● Exercise prompt: Retype word for word the first line of the listing and each line after it up to the line with "years = [2000, 2001, 2002, 2003, 2005, 2011, 2020]", with the pictures taken out.

● Data lines:
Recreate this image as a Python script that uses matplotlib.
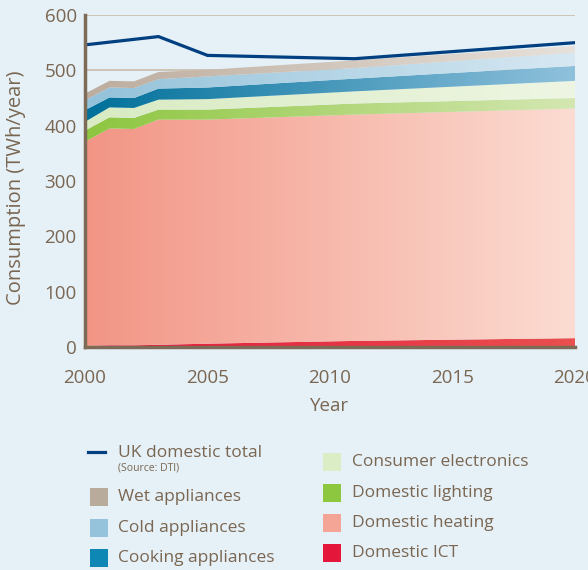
import numpy as np
import matplotlib.pyplot as plt
from matplotlib.colors import LinearSegmentedColormap
from matplotlib.patches import PathPatch, Rectangle
from matplotlib.lines import Line2D

plt.rcParams['font.family'] = ['Open Sans', 'DejaVu Sans']

# years where the curves bend
years = [2000, 2001, 2002, 2003, 2005, 2011, 2020]

# layer thicknesses, TWh/year (bottom to top)
ict = [2, 3, 3, 4, 6, 11, 16]
heating = [369, 392, 391, 407, 405, 409, 415]
lighting = [20, 20, 20, 18, 18, 20, 19]
electronics = [16, 18, 18, 18, 19, 22, 31]
cooking = [21, 18, 18, 20, 21, 23, 27]
cold = [18, 18, 18, 17, 20, 19, 24]
wet = [12, 12, 12, 13, 12, 14, 12]

# UK domestic total (Source: DTI)
total_years = [2000, 2003, 2005, 2011, 2020]
total = [546, 561, 527, 521, 550]

layers = [
    ('Domestic ICT', ict, '#e4173a', '#e9504f'),
    ('Domestic heating', heating, '#f29585', '#fcdcd2'),
    ('Domestic lighting', lighting, '#8dc63f', '#d4e7b2'),
    ('Consumer electronics', electronics, '#d8ebc2', '#eef6e3'),
    ('Cooking appliances', cooking, '#00709a', '#8fc1dc'),
    ('Cold appliances', cold, '#93c2da', '#d7e8f2'),
    ('Wet appliances', wet, '#bcad9e', '#e7e1db'),
]

bg = '#e5f0f7'
txt = '#7a6651'

fig = plt.figure(figsize=(5.88, 5.70), dpi=100, facecolor=bg)
ax = fig.add_axes([85/588, 1-347/570, 490/588, 332/570])
ax.set_facecolor(bg)

x = np.array(years, dtype=float)
base = np.zeros(len(years))
grad = np.linspace(0, 1, 256).reshape(1, -1)
for name, vals, c1, c2 in layers:
    top = base + np.array(vals)
    poly = ax.fill_between(x, base, top, facecolor='none', edgecolor='none')
    patch = PathPatch(poly.get_paths()[0], facecolor='none', edgecolor='none',
                      transform=ax.transData)
    ax.add_patch(patch)
    cmap = LinearSegmentedColormap.from_list(name, [c1, c2])
    im = ax.imshow(grad, extent=[2000, 2020, 0, 600], aspect='auto',
                   cmap=cmap, zorder=2, interpolation='bilinear')
    im.set_clip_path(patch)
    base = top

ax.plot(total_years, total, color='#003f80', lw=2.3, zorder=4,
        solid_joinstyle='miter')

ax.set_xlim(2000, 2020)
ax.set_ylim(0, 600)
ax.set_xticks([2000, 2005, 2010, 2015, 2020])
ax.set_yticks(range(0, 601, 100))
ax.yaxis.grid(True, color='#cbbda9', lw=1.2, zorder=0)
ax.set_axisbelow(True)
ax.tick_params(length=0, labelsize=13.5, colors=txt)
ax.tick_params(axis='y', pad=6)
ax.tick_params(axis='x', pad=16)
for s in ['top', 'right']:
    ax.spines[s].set_visible(False)
for s in ['left', 'bottom']:
    ax.spines[s].set_color('#7d6b57')
    ax.spines[s].set_linewidth(2.5)
    ax.spines[s].set_zorder(5)
ax.set_xlabel('Year', fontsize=13.5, color=txt, labelpad=7)
ax.set_ylabel('Consumption (TWh/year)', fontsize=14.5, color=txt)
ax.yaxis.set_label_coords(-0.12, 0.479)

# legend drawn by hand
W, H = 588, 570
def fy(p):
    return 1 - p / H

fig.add_artist(Line2D([88/W, 105/W], [fy(452), fy(452)], color='#003f80', lw=2.3))
fig.text(118/W, fy(453), 'UK domestic total', fontsize=12.5, color=txt, va='center')
fig.text(118/W, fy(468), '(Source: DTI)', fontsize=7.5, color=txt, va='center')

left_items = [('Wet appliances', '#b9ab9c', 497), ('Cold appliances', '#95c3dc', 528),
              ('Cooking appliances', '#0e87b4', 558)]
right_items = [('Consumer electronics', '#dbedc4', 462), ('Domestic lighting', '#8dc63f', 493),
               ('Domestic heating', '#f5a596', 523), ('Domestic ICT', '#e4173a', 553)]
for items, xs, xt in [(left_items, 90, 118), (right_items, 323, 352)]:
    for label, col, yc in items:
        fig.add_artist(Rectangle((xs/W, fy(yc + 9)), 18/W, 18/H, facecolor=col,
                                 edgecolor='none', transform=fig.transFigure))
        fig.text(xt/W, fy(yc), label, fontsize=12.5, color=txt, va='center')

fig.savefig('out.png', dpi=100, facecolor=bg)
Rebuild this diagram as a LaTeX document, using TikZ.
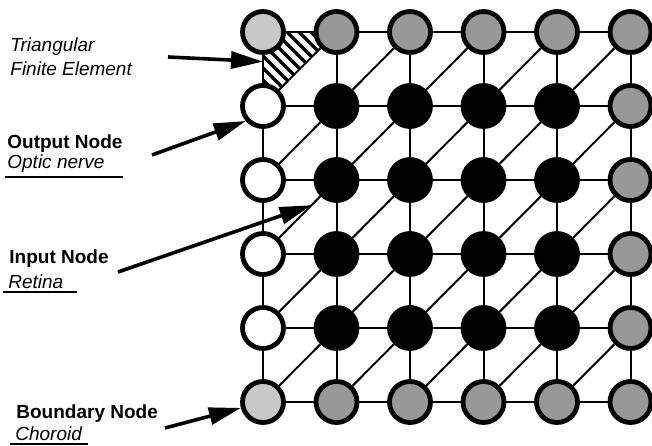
\documentclass[tikz,border=0pt]{standalone}
\usepackage{fontspec}
\setmainfont{Liberation Sans}
\usetikzlibrary{arrows.meta,calc,backgrounds}
\definecolor{stipple}{HTML}{989898}
\definecolor{pale}{HTML}{C8C8C8}
\tikzset{
  fem/.style={circle,draw=black,line width=2.4pt,minimum size=20.5pt,inner sep=0pt},
  bnode/.style={fem,fill=stipple},
  cnode/.style={fem,fill=pale},
  onode/.style={fem,fill=white},
  inode/.style={fem,fill=black},
  mesh/.style={line width=1pt},
  hatch/.style={line width=1.7pt},
  ptr/.style={-{Triangle[length=16pt,width=8.5pt]},line width=1.8pt},
  tag/.style={font=\fontsize{9.5}{11}\selectfont\bfseries,anchor=base west,inner sep=0pt},
  sub/.style={font=\fontsize{9.5}{11}\selectfont\itshape,anchor=base west,inner sep=0pt},
  ulin/.style={line width=1pt},
}

\begin{document}
\begin{tikzpicture}[x=0.5pt,y=-0.5pt]
  \useasboundingbox (0,0) rectangle (652,445);
  % mesh nodes: n-<column>-<row>
  \foreach \i in {1,...,4}
    \foreach \j in {1,...,4}
      \node[inode] (n-\i-\j) at (263+73.5*\i,32+74*\j) {};
  \foreach \j in {1,...,4}
    \node[onode] (n-0-\j) at (263,32+74*\j) {};
  \foreach \j in {0,5}
    \node[cnode] (n-0-\j) at (263,32+74*\j) {};
  \foreach \i in {1,...,5} {
    \node[bnode] (n-\i-0) at (263+73.5*\i,32) {};
    \node[bnode] (n-\i-5) at (263+73.5*\i,402) {};
  }
  \foreach \j in {1,...,4}
    \node[bnode] (n-5-\j) at (630.5,32+74*\j) {};
  % element edges: right, down and the diagonal of each cell
  \foreach \i in {0,...,4} {
    \foreach \j in {0,...,4} {
      \pgfmathtruncatemacro\inext{\i+1}
      \pgfmathtruncatemacro\jnext{\j+1}
      \draw[mesh] (n-\i-\j) -- (n-\inext-\j);
      \draw[mesh] (n-\i-\j) -- (n-\i-\jnext);
      \draw[mesh] (n-\i-\jnext) -- (n-\inext-\j);
    }
  }
  \foreach \k in {0,...,4} {
    \pgfmathtruncatemacro\knext{\k+1}
    \draw[mesh] (n-\k-5) -- (n-\knext-5);
    \draw[mesh] (n-5-\k) -- (n-5-\knext);
  }
  % hatched triangle
  \begin{scope}[on background layer]
    \clip (n-0-0.center) -- (n-1-0.center) -- (n-0-1.center) -- cycle;
    \foreach \c in {-96,-84,...,96}
      \draw[hatch] ([xshift=\c*0.5pt]n-0-0.center) ++(-90,-90) -- ++(180,180);
  \end{scope}
  % labels
  \node[sub] (tri) at (10,51) {Triangular};
  \node[sub] (fin) at (10,75) {Finite Element};
  \node[tag] (out) at (7,148) {Output Node};
  \node[sub] (opt) at (7,168) {Optic nerve};
  \node[tag] (inp) at (9,263) {Input Node};
  \node[sub] (ret) at (8,288) {Retina};
  \node[tag] (bnd) at (16,418) {Boundary Node};
  \node[sub] (cho) at (15,440) {Choroid};
  \draw[ulin] ([shift={(-2,9)}]opt.base west) -- ++(118,0);
  \draw[ulin] ([shift={(-5,4)}]ret.base west) -- ++(74,0);
  \draw[ulin] ([shift={(-5,3.5)}]cho.base west) -- ++(78,0);
  % pointers
  \coordinate (elem) at ($(n-0-0)!0.4!(n-0-1)$);
  \coordinate (elemtail) at (168,57);
  \draw[ptr] (elemtail) -- (elem);
  \coordinate (outtail) at (152,155);
  \draw[ptr] (outtail) -- (n-0-1.221);
  \coordinate (inptail) at (118,272);
  \coordinate (inphit) at ($(n-0-3)!0.66!(n-1-2)$);
  \draw[ptr] (inptail) -- (inphit);
  \coordinate (bndtail) at (165,428);
  \draw[ptr] (bndtail) -- (n-0-5.195);
\end{tikzpicture}
\end{document}
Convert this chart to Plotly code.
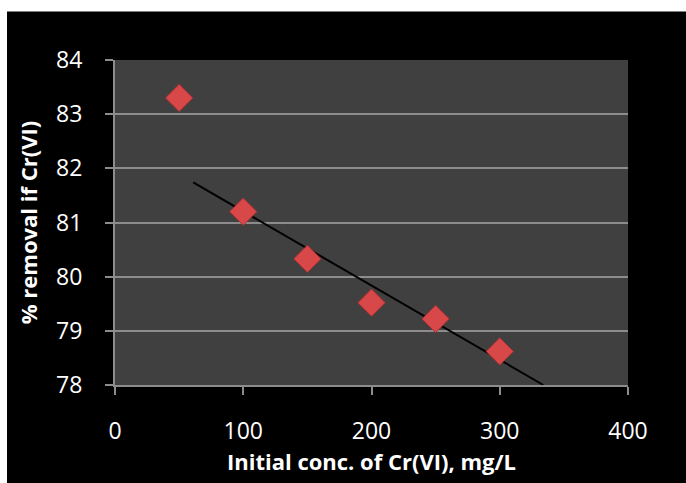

● Correct output:
Recreate this image as a Python script that uses matplotlib.
import numpy as np
import matplotlib.pyplot as plt
from matplotlib.colors import LinearSegmentedColormap
from matplotlib.patches import PathPatch, Rectangle
from matplotlib.lines import Line2D

plt.rcParams['font.family'] = ['Open Sans', 'DejaVu Sans']

# years where the curves bend
years = [2000, 2001, 2002, 2003, 2005, 2011, 2020]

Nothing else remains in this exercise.